About

Client advocate · Since 2004

About Bob

I'm a client advocate for commercial and industrial interiors. Since 2004 I've focused on the details that tenants and operators actually feel—air quality and lighting first—and I've stayed accountable for outcomes end to end.

On the ground
20+ yrs
Delivery
100% accountable
Turnkey projects
Up to ~$500K
Bob Dowbiggin, professional portrait
Bob Dowbiggin at home with his French bulldog
Bob Dowbiggin smiling at a gathering with friends

Where it started

Commercial tenants complain about two things more than almost anything else: indoor air quality—too hot, too cold, not enough fresh air—and lighting that's too bright, too dim, too blue, or impossible to control.

Those two problems pulled me into the work in 2004. I went to Sweden when they were roughly ten years ahead of North America on supplemental air filtration and brought ionization technology into Canada. It was ahead of its time, but it taught me how much trust matters when you fix one painful part of a building.

Once you earn that trust, people call you back.

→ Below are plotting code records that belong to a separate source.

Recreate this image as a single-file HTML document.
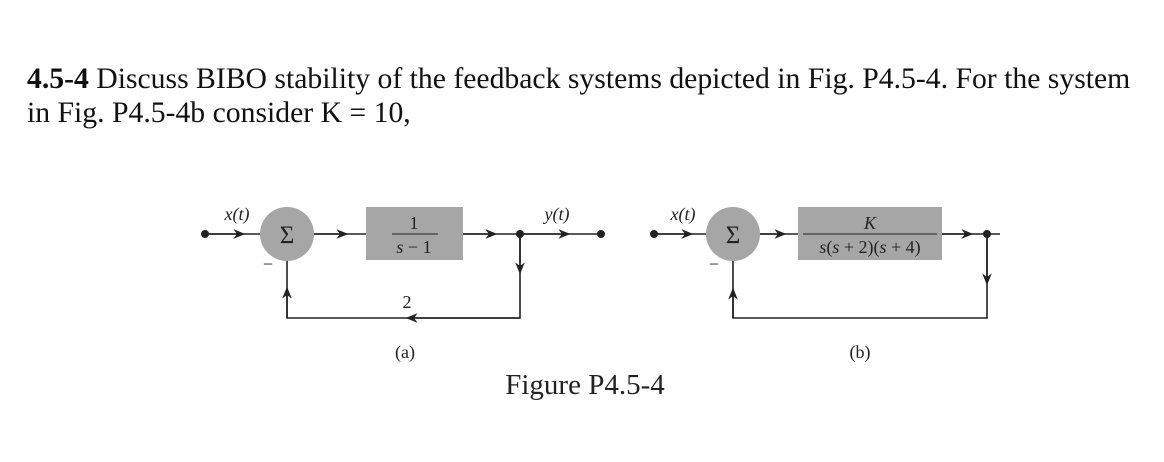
<!DOCTYPE html>
<html><head><style>
body{margin:0;width:1164px;height:462px;background:#fff;overflow:hidden;font-family:"Liberation Serif",serif;}
.t{position:absolute;left:27px;font-size:29.7px;color:#111;white-space:nowrap;line-height:34px;}
</style></head><body>
<div class="t" style="top:62px"><b>4.5-4</b> Discuss BIBO stability of the feedback systems depicted in Fig. P4.5-4. For the system</div>
<div class="t" style="top:96px">in Fig. P4.5-4b consider K = 10,</div>
<svg width="1164" height="462" style="position:absolute;left:0;top:0" font-family="Liberation Serif, serif">
<defs><marker id="a" viewBox="0 0 10 10" refX="8" refY="5" markerWidth="12" markerHeight="12" markerUnits="userSpaceOnUse" orient="auto"><path d="M0,1 L10,5 L0,9 L3,5z" fill="#222"/></marker></defs>
<g stroke="#222" stroke-width="1.6" fill="none">
<line x1="205" y1="234" x2="260" y2="234"/><line x1="205" y1="234" x2="243" y2="234" marker-end="url(#a)"/>
<line x1="314" y1="234" x2="366" y2="234"/><line x1="314" y1="234" x2="346" y2="234" marker-end="url(#a)"/>
<line x1="463" y1="234" x2="601" y2="234"/><line x1="463" y1="234" x2="495" y2="234" marker-end="url(#a)"/><line x1="520" y1="234" x2="568" y2="234" marker-end="url(#a)"/>
<polyline points="520,234 520,318 287,318 287,261"/>
<line x1="520" y1="234" x2="520" y2="272" marker-end="url(#a)"/>
<line x1="520" y1="318" x2="408" y2="318" marker-end="url(#a)"/>
<line x1="287" y1="318" x2="287" y2="289" marker-end="url(#a)"/>
<line x1="654" y1="234" x2="706" y2="234"/><line x1="654" y1="234" x2="691" y2="234" marker-end="url(#a)"/>
<line x1="760" y1="234" x2="798" y2="234"/><line x1="760" y1="234" x2="784" y2="234" marker-end="url(#a)"/>
<line x1="942" y1="234" x2="1000" y2="234"/><line x1="942" y1="234" x2="971" y2="234" marker-end="url(#a)"/>
<polyline points="987,234 987,318 733,318 733,261"/>
<line x1="987" y1="234" x2="987" y2="283" marker-end="url(#a)"/>
<line x1="733" y1="318" x2="733" y2="290" marker-end="url(#a)"/>
</g>
<g fill="#222"><circle cx="205" cy="234" r="4"/><circle cx="520" cy="234" r="4"/><circle cx="601" cy="234" r="4"/><circle cx="654" cy="234" r="4"/><circle cx="987" cy="234" r="4"/></g>
<g fill="#a6a6a6"><circle cx="287" cy="234" r="27"/><rect x="366" y="207" width="97" height="53"/><circle cx="733" cy="234" r="27"/><rect x="798" y="207" width="144" height="53"/></g>
<g fill="#222" font-size="18" text-anchor="middle">
<text x="287" y="243" font-size="25">Σ</text><text x="733" y="243" font-size="25">Σ</text>
<text x="237" y="220" font-style="italic">x(t)</text><text x="557" y="220" font-style="italic">y(t)</text><text x="683" y="220" font-style="italic">x(t)</text>
<text x="414" y="229">1</text><line x1="392" y1="234" x2="438" y2="234" stroke="#222" stroke-width="1"/><text x="414" y="253"><tspan font-style="italic">s</tspan> − 1</text>
<text x="870" y="229" font-style="italic">K</text><line x1="803" y1="234" x2="937" y2="234" stroke="#222" stroke-width="1"/><text x="870" y="253"><tspan font-style="italic">s</tspan>(<tspan font-style="italic">s</tspan> + 2)(<tspan font-style="italic">s</tspan> + 4)</text>
<text x="268" y="270">−</text><text x="714" y="270">−</text>
<text x="407" y="308">2</text>
<text x="405" y="358">(a)</text><text x="860" y="358">(b)</text>
<text x="585" y="394" font-size="29">Figure P4.5-4</text>
</g>
</svg>
</body></html>
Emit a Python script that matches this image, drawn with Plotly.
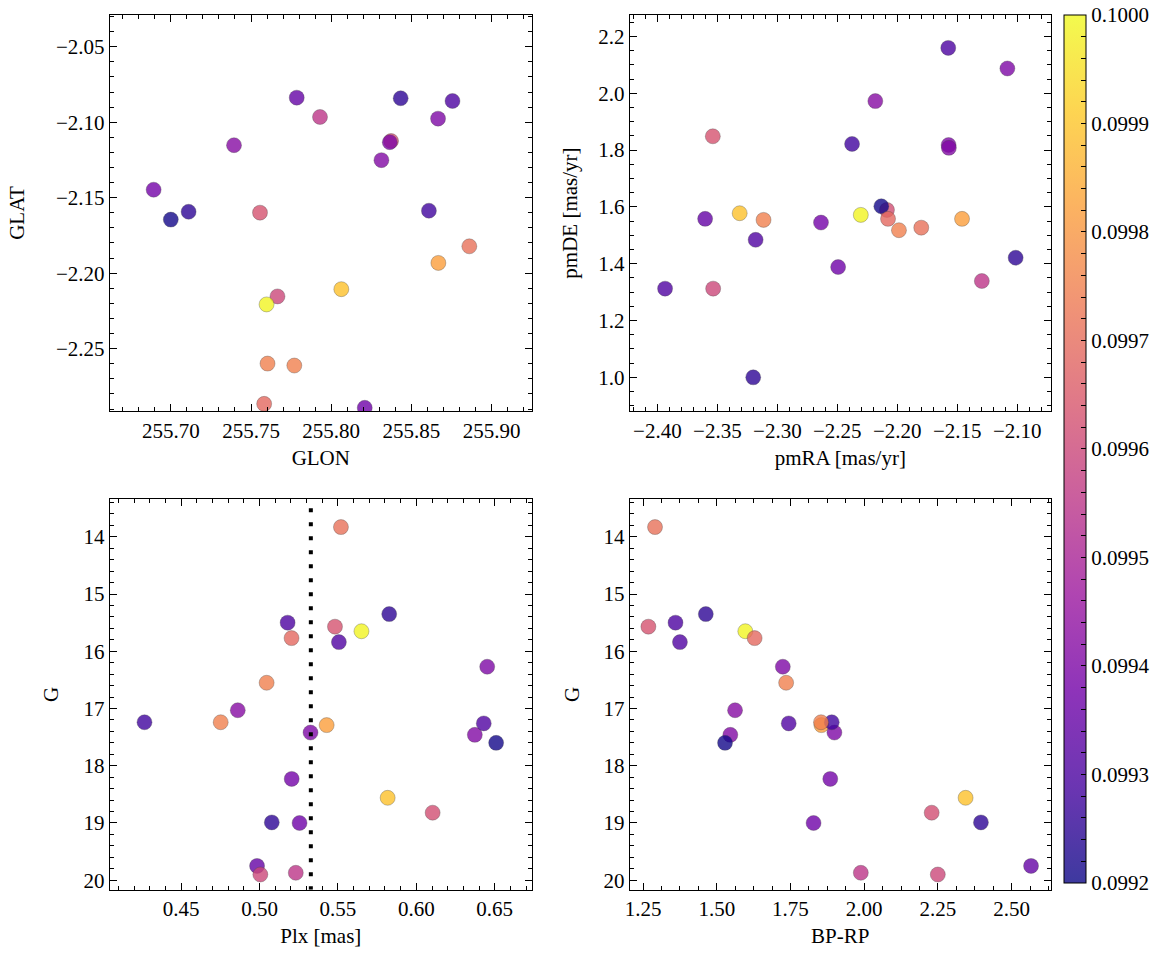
import plotly.graph_objects as go
import plotly.colors as pc

# ---- data (one entry per star) ----
star = ["S23", "S20", "S25", "S13", "S15", "S16", "S11", "S17", "S12", "S5", "S6", "S1", "S2",
        "S3", "S4", "S7", "S8", "S9", "S10", "S14", "S18", "S19", "S21", "S22", "S24"]
color_val = [0.09935, 0.09962, 0.09960, 0.09982, 0.09940, 0.09941, 0.09928, 0.09921, 0.09975, 0.09999,
             0.09969, 0.09971, 0.09925, 0.09930, 0.09963, 0.09931, 0.09940, 0.09975, 0.09942, 0.09931,
             0.09938, 0.09989, 0.09925, 0.09937, 0.09955]
glon = [255.7785, 255.8373, 255.7665, 255.8668, 255.8365, 255.8313, 255.8609, 255.7000, 255.7770, 255.7597,
        255.7582, 255.8861, 255.8433, 255.8756, 255.7556, 255.7900, 255.8666, 255.7603, 255.7394, 255.7300,
        255.6893, 255.8063, 255.7111, 255.8209, 255.7930]
glat = [-2.0837, -2.1124, -2.2154, -2.1932, -2.1132, -2.1251, -2.1586, -2.1645, -2.2612, -2.2207,
        -2.2866, -2.1822, -2.0841, -2.0859, -2.1599, -2.3050, -2.0976, -2.2599, -2.1152, -2.3180,
        -2.1447, -2.2106, -2.1593, -2.2892, -2.0965]
pmra = [-2.3602, -2.2086, -2.3535, -2.1460, -2.1572, -2.1570, -2.2377, -2.2133, -2.1986, -2.2304,
        -2.2077, -2.1800, -2.3201, -2.1575, -2.3538, -2.3181, -2.1082, -2.3115, -2.2183, -2.3936,
        -2.2636, -2.3314, -2.1013, -2.2493, -2.1295]
pmde = [1.558, 1.5895, 1.3123, 1.558, 1.818, 1.808, 1.8218, 1.6023, 1.518, 1.572,
        1.558, 1.527, 1.000, 2.160, 1.8487, 1.4842, 2.0875, 1.5544, 1.9727, 1.3123,
        1.545, 1.5778, 1.4211, 1.3883, 1.3392]
plx = [0.4984, 0.6104, 0.5005, 0.5428, 0.5325, 0.6373, 0.4266, 0.6509, 0.4752, 0.5650,
       0.5204, 0.5519, 0.5827, 0.5179, 0.5481, 0.5506, 0.6452, 0.5045, 0.4861, 0.6430,
       0.5205, 0.5817, 0.5078, 0.5255, 0.5231]
gmag = [19.75, 18.82, 19.90, 17.29, 17.42, 17.46, 17.24, 17.60, 17.24, 15.65,
        15.77, 13.83, 15.35, 15.50, 15.57, 15.84, 16.27, 16.55, 17.03, 17.26,
        18.23, 18.56, 18.99, 19.00, 19.87]
bprp = [2.566, 2.229, 2.2497, 1.855, 1.899, 1.546, 1.890, 1.528, 1.8536, 1.5968,
        1.6284, 1.2905, 1.4628, 1.360, 1.268, 1.375, 1.724, 1.7353, 1.562, 1.744,
        1.885, 2.344, 2.396, 1.8283, 1.9886]
plx_ref = 0.5327
cbar_ticks = [0.0992, 0.0993, 0.0994, 0.0995, 0.0996, 0.0997, 0.0998, 0.0999, 0.1000]

# ---- style ----
FONT = "Liberation Serif"
FS = 21
W, H = 1166, 965


def rgba(hexc, a):
    r, g, b = pc.hex_to_rgb(hexc)
    return f"rgba({r},{g},{b},{a})"


plasma = pc.sequential.Plasma
cscale = [[i / (len(plasma) - 1), rgba(c, 0.8)] for i, c in enumerate(plasma)]

# colorbar ticks incl. minor ones (labels only on majors)
cb_vals, cb_text = [], []
for i in range(41):
    v = 0.0992 + i * 0.00002
    cb_vals.append(v)
    cb_text.append(f"{v:.4f}" if i % 5 == 0 else "")

fig = go.Figure()
panels = [(glon, glat, "x", "y"), (pmra, pmde, "x2", "y2"), (plx, gmag, "x3", "y3"), (bprp, gmag, "x4", "y4")]
for xs, ys, xa, ya in panels:
    fig.add_trace(go.Scatter(
        x=xs, y=ys, xaxis=xa, yaxis=ya, mode="markers", text=star,
        marker=dict(size=15, color=color_val, coloraxis="coloraxis",
                    line=dict(width=0.6, color="rgba(70,70,70,0.55)")),
        showlegend=False, cliponaxis=True))

fig.add_shape(type="line", xref="x3", yref="y3", x0=plx_ref, x1=plx_ref, y0=13.5, y1=20.166,
              line=dict(color="black", width=4, dash="4px,10px"))


def axis(rng, dtick, minor, fmt, title, domain, anchor, standoff):
    return dict(range=rng, dtick=dtick, tick0=0, tickformat=fmt, domain=domain, anchor=anchor,
                ticks="inside", ticklen=7, tickwidth=1, tickcolor="black",
                mirror="allticks", showline=True, linecolor="black", linewidth=1.2,
                showgrid=False, zeroline=False,
                minor=dict(dtick=minor, tick0=0, ticks="inside", ticklen=4, tickwidth=0.8,
                           tickcolor="black", showgrid=False),
                tickfont=dict(family=FONT, size=FS, color="black"),
                title=dict(text=title, standoff=standoff, font=dict(family=FONT, size=FS, color="black")))


xd1 = [105.3 / W, 529.0 / W]
xd2 = [627.5 / W, 1050.3 / W]
yd_top = [1 - 412.7 / H, 1 - 14.7 / H]
yd_bot = [1 - 892.5 / H, 1 - 500.7 / H]

fig.update_layout(
    width=W, height=H, margin=dict(l=0, r=0, t=0, b=0),
    paper_bgcolor="white", plot_bgcolor="white",
    font=dict(family=FONT, size=FS, color="black"),
    xaxis=axis([255.662, 255.925], 0.05, 0.01, ".2f", "GLON", xd1, "y", 8),
    yaxis=axis([-2.2916, -2.0287], 0.05, 0.01, ".2f", "GLAT", yd_top, "x", 25),
    xaxis2=axis([-2.423, -2.072], 0.05, 0.01, ".2f", "pmRA [mas/yr]", xd2, "y2", 8),
    yaxis2=axis([0.880, 2.277], 0.2, 0.05, ".1f", "pmDE [mas/yr]", yd_top, "x2", 14),
    xaxis3=axis([0.4045, 0.6736], 0.05, 0.01, ".2f", "Plx [mas]", xd1, "y3", 8),
    yaxis3=axis([20.166, 13.342], 1, 0.2, "d", "G", yd_bot, "x3", 19),
    xaxis4=axis([1.205, 2.633], 0.25, 0.0625, ".2f", "BP-RP", xd2, "y4", 8),
    yaxis4=axis([20.166, 13.342], 1, 0.2, "d", "G", yd_bot, "x4", 18),
    coloraxis=dict(
        colorscale=cscale, cmin=0.0992, cmax=0.1000,
        colorbar=dict(
            x=1064 / W, xanchor="left", xpad=0, ypad=0,
            y=1 - 15 / H, yanchor="top", lenmode="pixels", len=868,
            thickness=22, outlinecolor="black", outlinewidth=1,
            tickmode="array", tickvals=cb_vals, ticktext=cb_text,
            ticks="inside", ticklen=5, tickwidth=1, tickcolor="black",
            tickfont=dict(family=FONT, size=FS, color="black"),
        ),
    ),
)

fig.write_html("out.html", config={"displayModeBar": False},
               post_script="document.body.style.margin='0px';document.body.style.overflow='hidden';")
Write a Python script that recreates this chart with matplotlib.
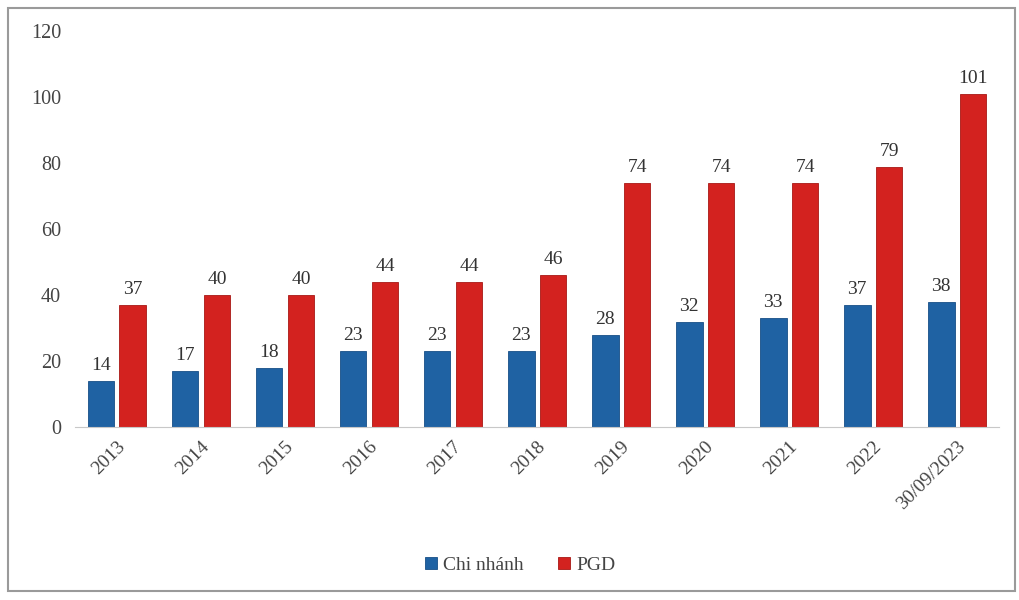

Refinishing furniture. Mobile filtration during construction. A senior management lounge that needed air treatment so cigar smoke never reached the rest of the floor. Over time that meant becoming useful at nearly every facet of a commercial or industrial site—not as a licensed engineer, but from firsthand experience on the ground.

The accountability gap

In a conventional interior project, an architect or designer writes the spec. Engineers engineer it. A general contractor bids it out to trades. When something goes wrong, responsibility travels upward: the engineer says it was built wrong; the contractor says they built what they were told.

Clients hire me because I take on a project as one accountable thread. If I accept the work, I'm responsible for the outcome—whoever else is on site, and whether the issue was a spec gap, a delivery miss, or a trade coordination problem. Since 2004 I haven't had a delivery issue that left a client unsatisfied at the level we agreed.

What I focus on is how interiors actually get done in the real world. I'm a client advocate in the operational sense: I walk the site, I talk to designers, engineers, and contractors, and they either work under my coordination or I'm embedded on their team. That's different from a designer or architect who is nominally on your side but trained primarily in design—not in making trades, products, and schedules line up.

What I do

I deliver turnkey interior work—typically up to about half a million dollars—for organizations that don't have in-house facilities depth. It starts with a site audit and a conversation with the people who live in the space, then I manage the process through delivery.

Through Competitive Quality Imports Limited (CQIL) I source product directly from manufacturers instead of passing you through four layers of markup. Electrical contractors quote labor on my packages; supply and install stay with me, with clear site instructions from audits I've already done. Trades prefer it because they're not carrying cash flow on fixtures for a thin margin, and clients prefer it because the advocate who specified the solution is the same person accountable when something has to change on site.

  • Indoor air quality: temperature, filtration, supplemental treatment, construction-phase mobile units
  • Lighting: brightness, colour temperature, controls, and environments that match how people use the space
  • Specialist environments and sensor strategy where performance has to hold after move-in

What I don't do

I'm not a general contractor, and I'm not a professional project manager on the large conventional jobs those firms are built for. They handle the bigger capital work their way; I take the smaller, detail-heavy projects where accountability usually fractures.

I stay vendor-neutral on selection: your requirements drive what goes in the building. My role is to qualify and quantify the problem with you, then own the path to a solution you can defend internally.

Three businesses, one advocate

Depending on the building, the right front door is MIET for workplace lifecycle, CQIL for direct supply and indoor environments, or RCI Solutions for energy reduction. RCI is a DBA under CQIL for invoicing, but on the ground it's the lane for reduce–conserve–innovate work.

When a project spans more than one lane, I keep a single thread of accountability so you're not juggling three vendors who each point somewhere else.